A symmetry transformation is a transformation which maps a geometric object to itself. And as far as i know, the definition of a group stems from their properties. (As the definition of the equivalence relations stems from the properties of equality: Since there is no other way of objectively defining concept of equality. Same holds true for the concept of symmetry)

So, combining any two symmetry transformation gives us another symmetry transformation, i.e. set of symmetry transformations is closed (which is very intuitive)

We have an identity element ($T_x = x$ kind of transformation, which also very intuitive). And we know that operation must be associative (since function composition is).

But then we say any symmetry transformation (or group element) must have an inverse (i.e must be a bijection). Why is this? This is not obvious at all.

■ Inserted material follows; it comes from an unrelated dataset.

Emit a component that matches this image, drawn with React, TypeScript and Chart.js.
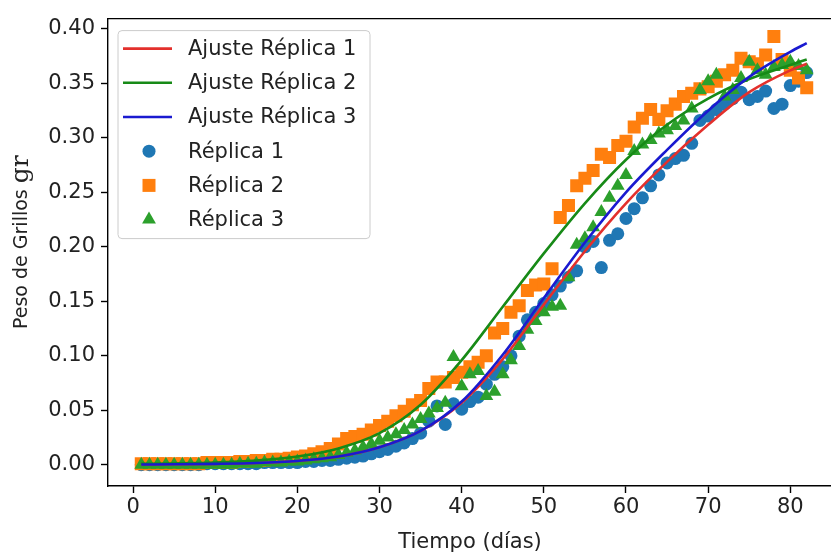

Can anyone please explain this?

Answer 1

According to Schwartzman's The Words of Mathematics:

symmetric (adjective), symmetry (noun): the first element is from Greek sun- "together with," from the Indo-European root ksun "with." The second element is from Greek metron "a measure." The Indo-European root is probably me- "to measure." Suppose two points are symmetric with respect to a line; if you measure the distance between one of the points and the line of symmetry, then "together with" that measurement you have simultaneously also measured the distance between the other point and the line of symmetry; the two distances are equal.

So the root of the word concerns how multiple things share the same measurement. This concept is itself symmetric under exchanging the things being measured. There is no preference for transforming $x\mapsto y$ over the reverse direction $y\mapsto x$; both should be equally possible.

Answer 2

One general concept of symmetry of a geometric object $X$ is that if $A,B \subset X$, then $A$ "looks like" $B$ if and only if there exists a symmetry $f : X \to X$ such that $f(A)=B$.

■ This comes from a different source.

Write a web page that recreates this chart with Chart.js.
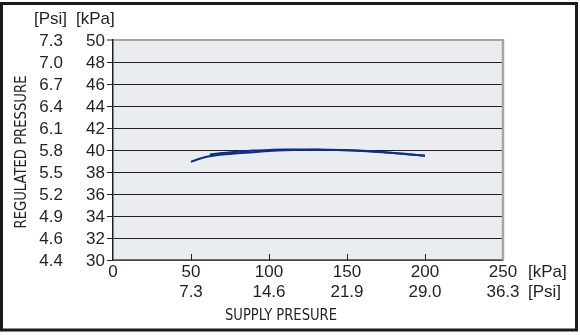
<!DOCTYPE html>
<html>
<head>
<meta charset="utf-8">
<script src="https://cdn.jsdelivr.net/npm/chart.js@4.4.1/dist/chart.umd.min.js"></script>
<style>
    html, body { margin: 0; padding: 0; background: #fff; }
    #wrap { width: 580px; height: 335px; }
</style>
</head>
<body>
<div id="wrap"><canvas id="grafico" width="580" height="335"></canvas></div>
<script>
// ticks
var xTicksKpa = [0, 50, 100, 150, 200, 250]
var xTicksPsi = ['', '7.3', '14.6', '21.9', '29.0', '36.3']
var yTicksKpa = [30, 32, 34, 36, 38, 40, 42, 44, 46, 48, 50]
var yTicksPsi = ['4.4', '4.6', '4.9', '5.2', '5.5', '5.8', '6.1', '6.4', '6.7', '7.0', '7.3']

// supply pressure rising
var supplySubida = [50, 55, 60, 65, 70, 80, 90, 100, 110, 120, 130, 140, 150, 160, 170, 180, 190, 200]
var reguladaSubida = [38.92, 39.18, 39.38, 39.5, 39.58, 39.7, 39.8, 39.9, 39.97, 40.0, 40.02, 40.0, 39.97, 39.9, 39.82, 39.72, 39.62, 39.48]
// supply pressure falling
var supplyBajada = [200, 190, 180, 170, 160, 150, 140, 130, 120, 110, 100, 90, 80, 70, 62]
var reguladaBajada = [39.48, 39.6, 39.72, 39.85, 39.93, 39.98, 40.02, 40.05, 40.05, 40.04, 40.0, 39.95, 39.85, 39.72, 39.6]

var COLOR_TEXTO = '#231f20'
var COLOR_LINEA = '#0c2e8c'
var FUENTE = '"Liberation Sans", Arial, sans-serif'
var FUENTE_NARROW = '"Liberation Sans Narrow", "DejaVu Sans Condensed", sans-serif'

Chart.defaults.font.family = FUENTE
Chart.defaults.color = COLOR_TEXTO

function toPuntos(xs, ys) {
    return xs.map((x, i) => ({x: x, y: ys[i]}))
}

// condensed title text, squeezed to the width it has in the picture
function textoAngosto(ctx, texto, cx, cy, ancho, rotar) {
    ctx.save()
    ctx.font = '16px ' + FUENTE_NARROW
    ctx.textAlign = 'center'
    ctx.textBaseline = 'middle'
    let w = ctx.measureText(texto).width
    ctx.translate(cx, cy)
    if (rotar) ctx.rotate(-Math.PI / 2)
    ctx.scale(ancho / w, 1)
    ctx.fillText(texto, 0, 0)
    ctx.restore()
}

var fondoPlugin = {
    id: 'fondo',
    beforeDraw(chart) {
        let ctx = chart.ctx, a = chart.chartArea
        ctx.save()
        ctx.fillStyle = '#fff'
        ctx.fillRect(0, 0, chart.width, chart.height)
        ctx.fillStyle = '#e9edf0'
        ctx.fillRect(a.left, a.top, a.right - a.left, a.bottom - a.top)
        ctx.restore()
    },
    afterDraw(chart) {
        let ctx = chart.ctx, a = chart.chartArea
        let xs = chart.scales.x
        ctx.save()
        // right border of plot
        ctx.strokeStyle = '#a3a5a8'
        ctx.lineWidth = 2.5
        ctx.beginPath()
        ctx.moveTo(a.right, a.top - 1)
        ctx.lineTo(a.right, a.bottom)
        ctx.stroke()
        // inward ticks on the x axis
        ctx.strokeStyle = COLOR_TEXTO
        ctx.lineWidth = 1
        xTicksKpa.forEach(v => {
            if (v == 0 || v == 250) return
            let px = Math.round(xs.getPixelForValue(v)) + 0.5
            ctx.beginPath()
            ctx.moveTo(px, a.bottom)
            ctx.lineTo(px, a.bottom - 6)
            ctx.stroke()
        })
        // unit labels
        ctx.fillStyle = COLOR_TEXTO
        ctx.font = '17px ' + FUENTE
        ctx.textBaseline = 'middle'
        ctx.textAlign = 'left'
        ctx.fillText('[Psi]', 34, 19)
        ctx.fillText('[kPa]', 76, 19)
        ctx.fillText('[kPa]', 528, 272)
        ctx.fillText('[Psi]', 528, 292)
        ctx.restore()
        // axis titles
        ctx.fillStyle = COLOR_TEXTO
        textoAngosto(ctx, 'SUPPLY PRESURE', 281, 316, 112, false)
        textoAngosto(ctx, 'REGULATED PRESSURE', 22, 152, 153, true)
        // outer frame
        ctx.save()
        ctx.strokeStyle = '#1a1a1a'
        ctx.lineWidth = 3
        ctx.strokeRect(1.5, 3.5, 575, 326.5)
        ctx.restore()
    }
}

var dataGrafico = {
    datasets: [{
        label: 'subida',
        data: toPuntos(supplySubida, reguladaSubida),
        borderColor: COLOR_LINEA,
        borderWidth: 2,
        pointRadius: 0,
        tension: 0.4,
        showLine: true
    }, {
        label: 'bajada',
        data: toPuntos(supplyBajada, reguladaBajada),
        borderColor: COLOR_LINEA,
        borderWidth: 2,
        pointRadius: 0,
        tension: 0.4,
        showLine: true
    }]
}

var optionsGrafico = {
    responsive: false,
    animation: false,
    layout: {padding: {left: 10, right: 77, top: 40, bottom: 0}},
    plugins: {legend: {display: false}, tooltip: {enabled: false}},
    scales: {
        x: {
            type: 'linear', position: 'bottom', min: 0, max: 250,
            afterBuildTicks: s => { s.ticks = xTicksKpa.map(v => ({value: v})) },
            afterFit: s => { s.height = 75 },
            grid: {display: false, drawTicks: false},
            border: {display: true, color: '#6d6f72', width: 1.5},
            ticks: {
                padding: 2, maxRotation: 0, autoSkip: false,
                font: {size: 17, lineHeight: 1.18},
                callback: (v, i) => xTicksPsi[i] ? [String(xTicksKpa[i]), xTicksPsi[i]] : String(xTicksKpa[i])
            }
        },
        y: {
            type: 'linear', position: 'left', weight: 0, min: 30, max: 50,
            afterBuildTicks: s => { s.ticks = yTicksKpa.map(v => ({value: v})) },
            afterFit: s => { s.width = 43 },
            grid: {
                color: ctx => ctx.tick && ctx.tick.value == 50 ? '#a3a5a8' : COLOR_TEXTO,
                lineWidth: ctx => ctx.tick && ctx.tick.value == 50 ? 2 : 1,
                tickColor: COLOR_TEXTO, tickLength: 6, tickWidth: 1
            },
            border: {display: true, color: COLOR_TEXTO, width: 1.5},
            ticks: {padding: 2, labelOffset: 1, autoSkip: false, font: {size: 17}, callback: (v, i) => String(yTicksKpa[i])}
        },
        yPsi: {
            type: 'linear', position: 'left', weight: 1, min: 30, max: 50,
            afterBuildTicks: s => { s.ticks = yTicksKpa.map(v => ({value: v})) },
            afterFit: s => { s.width = 60 },
            grid: {display: false, drawTicks: false},
            border: {display: false},
            ticks: {padding: 7, labelOffset: 1, autoSkip: false, font: {size: 17}, callback: (v, i) => yTicksPsi[i]}
        }
    }
}

var chart = new Chart('grafico', {type: 'scatter', data: dataGrafico, options: optionsGrafico, plugins: [fondoPlugin]})
</script>
</body>
</html>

Examples of this abound, although the chief example is present in Euclidean geometry, where "looks alike" is taken to mean "is congruent to":

• If $A,B$ are triangles in the plane then $A$ is congruent to $B$ if and only if there exists a symmetry $f$ of the plane such that $f(A)=B$.

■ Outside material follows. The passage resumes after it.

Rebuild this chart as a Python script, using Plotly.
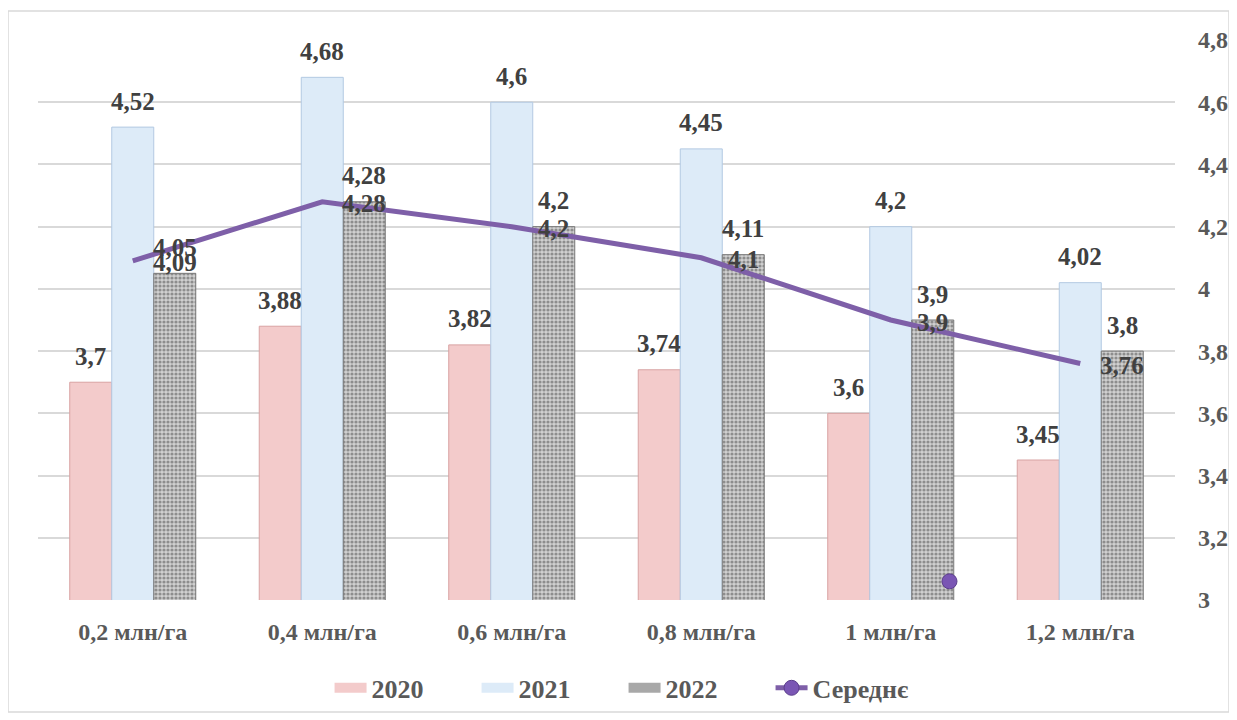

Whatever "looks alike" means in this kind of general situation, one should be able to use it like an equivalence relation:

• The reflexive law: Every $A \subset X$ looks like itself.
• The transitive law: For every $A,B,C \subset X$, if $A$ looks like $B$, and if $B$ looks like $C$, then $A$ looks like $C$.
• The symmetric law: For every $A,B \subset X$, if $A$ looks like $B$ then $B$ looks like $A$.

You can actually see the transitive and symmetric laws present in one of Euclid's "Common Notions", which I have seen translated into English as "things equal to the same thing are also equal to one another", and which is actually applied in Euclid where "equal" is interpreted as "congruent".

So how should a symmetry behave, in order to guarantee that the "looks like" relation is an equivalence relation?

These three simple laws of symmetry would be perfect:

• The identity is a symmetry
• The composition of two symmetries is a symmetry
• The inverse of a symmetry is a symmetry

In other words, symmetries form a group.

Euclid could almost have discovered group theory.